Image Inpainting Models are Effective Tools for Instruction-guided Image Editing
Xuan Ju, Junhao Zhuang, Zhaoyang Zhang, Yuxuan Bian, Qiang Xu, Ying Shan
TL;DR
Instruction-guided image editing remains challenging when relying on jointly trained LLM-diffusion models or data-heavy fine-tuning. The paper proposes IIIE, a 4-step Inpainting-based Instruction-guided Image Editing pipeline that decouples language understanding from generation by using an LLM to derive editing category, target object, masks, and prompts, followed by localized inpainting-based edits. By avoiding joint fine-tuning and leveraging intermediary guidance, IIIE achieves higher faithfulness, content preservation, and instruction following on the MAGIC benchmark than prior methods. The approach demonstrates that simple, modular integration of LLMs with image inpainting can yield strong editing performance with scalable, explainable steps and provides open-source resources for replication.
Abstract
This is the technique report for the winning solution of the CVPR2024 GenAI Media Generation Challenge Workshop's Instruction-guided Image Editing track.
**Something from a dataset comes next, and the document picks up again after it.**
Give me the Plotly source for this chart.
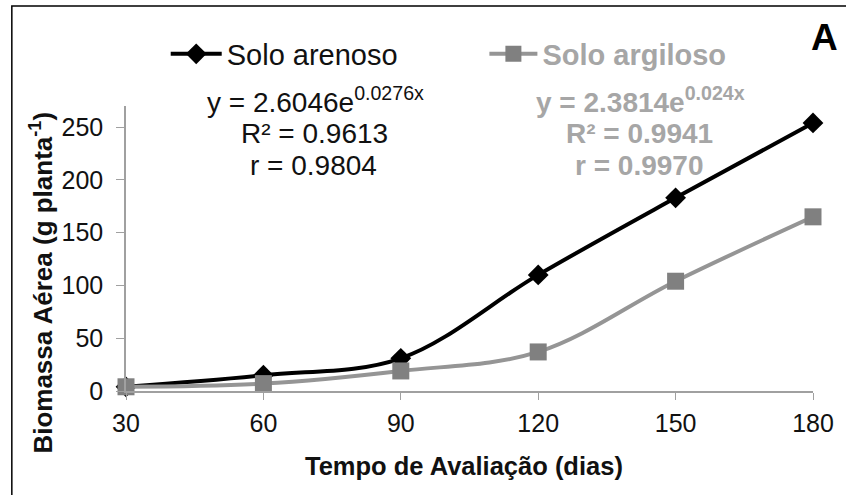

Instruction-guided image editing has been largely studied in recent years. The most advanced methods, such as SmartEdit and MGIE, usually combine large language models with diffusion models through joint training, where the former provides text understanding ability, and the latter provides image generation ability. However, in our experiments, we find that simply connecting large language models and image generation models through intermediary guidance such as masks instead of joint fine-tuning leads to a better editing performance and success rate. We use a 4-step process IIIE (Inpainting-based Instruction-guided Image Editing): editing category classification, main editing object identification, editing mask acquisition, and image inpainting. Results show that through proper combinations of language models and image inpainting models, our pipeline can reach a high success rate with satisfying visual quality.